We are doing experiment on code optimization and encountered some discrepancy between running clang in a single invocation and running clang → opt → clang. Specifically, what we did is that:

Running clang alone:

clang -Oz -c -o foo.o

Runing clang to generate bytecode, opt to optimize the bytecode and clang to produce the binary.

clang -emit-llvm -Oz -c -o foo.bc
opt foo.bc -o foo.opt.bc
clang -c foo.opt.bc -o foo.o

It is surprising that both produced binaries with exactly the same size: for 200 different programs we tried.

We just wanted to confirm, if -Oz did most of the work for the first phase (code to bytecode) so that invoking -Oz or not does not matter for the last two phases?


clang -Oz -c will generate LLVM IR for the file, attaching a minsize attribute to each function. It’ll then run roughly the same optimizations passes opt would (the way Clang and opt configure the pipeline is slightly different, so there will be small changes).

Also, just running opt with no extra arguments will be a nop, you need to specify -Oz or something so that it actually knows what passes you want to run.
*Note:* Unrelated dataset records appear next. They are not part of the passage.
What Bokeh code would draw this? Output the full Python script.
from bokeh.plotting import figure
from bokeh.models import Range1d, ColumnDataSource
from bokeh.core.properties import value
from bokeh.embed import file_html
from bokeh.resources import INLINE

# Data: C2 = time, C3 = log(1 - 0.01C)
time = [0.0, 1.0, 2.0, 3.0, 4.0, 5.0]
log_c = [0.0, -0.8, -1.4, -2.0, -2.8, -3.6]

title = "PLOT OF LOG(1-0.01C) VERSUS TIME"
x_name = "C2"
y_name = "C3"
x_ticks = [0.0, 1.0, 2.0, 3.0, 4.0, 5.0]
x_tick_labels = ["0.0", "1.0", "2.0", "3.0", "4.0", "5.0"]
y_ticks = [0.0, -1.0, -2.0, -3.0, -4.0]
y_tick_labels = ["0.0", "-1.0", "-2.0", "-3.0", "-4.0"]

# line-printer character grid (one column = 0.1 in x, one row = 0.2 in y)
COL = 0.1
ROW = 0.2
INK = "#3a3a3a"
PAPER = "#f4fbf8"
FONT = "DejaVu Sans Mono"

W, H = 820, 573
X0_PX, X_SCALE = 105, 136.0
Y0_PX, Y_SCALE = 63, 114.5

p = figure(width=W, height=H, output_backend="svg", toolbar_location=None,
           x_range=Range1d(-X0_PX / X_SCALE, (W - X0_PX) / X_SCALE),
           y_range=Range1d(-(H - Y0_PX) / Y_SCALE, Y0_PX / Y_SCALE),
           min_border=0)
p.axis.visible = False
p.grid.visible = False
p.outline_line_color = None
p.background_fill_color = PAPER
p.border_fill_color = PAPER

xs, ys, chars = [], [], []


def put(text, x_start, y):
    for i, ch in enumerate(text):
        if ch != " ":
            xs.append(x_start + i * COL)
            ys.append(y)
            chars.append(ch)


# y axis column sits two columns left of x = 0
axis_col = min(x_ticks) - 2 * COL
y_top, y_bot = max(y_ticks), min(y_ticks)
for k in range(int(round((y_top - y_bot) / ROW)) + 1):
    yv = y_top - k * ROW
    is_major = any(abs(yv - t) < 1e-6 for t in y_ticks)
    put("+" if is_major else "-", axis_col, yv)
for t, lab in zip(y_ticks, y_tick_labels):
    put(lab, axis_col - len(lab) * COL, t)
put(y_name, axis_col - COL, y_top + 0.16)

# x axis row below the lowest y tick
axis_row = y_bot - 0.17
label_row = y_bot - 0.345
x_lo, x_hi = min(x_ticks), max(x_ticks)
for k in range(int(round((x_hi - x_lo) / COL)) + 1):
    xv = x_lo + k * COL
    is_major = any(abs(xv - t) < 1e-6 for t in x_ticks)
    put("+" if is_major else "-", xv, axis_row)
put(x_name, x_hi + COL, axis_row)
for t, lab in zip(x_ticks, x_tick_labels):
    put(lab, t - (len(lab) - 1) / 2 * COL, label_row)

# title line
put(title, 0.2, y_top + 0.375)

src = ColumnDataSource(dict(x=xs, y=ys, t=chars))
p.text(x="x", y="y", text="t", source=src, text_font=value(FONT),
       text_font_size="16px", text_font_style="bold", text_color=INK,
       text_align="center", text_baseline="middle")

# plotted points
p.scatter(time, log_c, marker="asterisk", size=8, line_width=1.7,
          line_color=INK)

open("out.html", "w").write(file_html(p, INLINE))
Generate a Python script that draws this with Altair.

If you really want to split the compilation into 3 phases that don’t overlap you can use something like

clang -emit-llvm -Oz -c -o foo.bc -Xclang -disable-llvm-passes
opt -Oz foo.bc -o foo.opt.bc
clang -c foo.opt.bc -o foo.o

Though, again, the output is unlikely to be identical between single-step and split.


Thank you Tim! This is extremely helpful!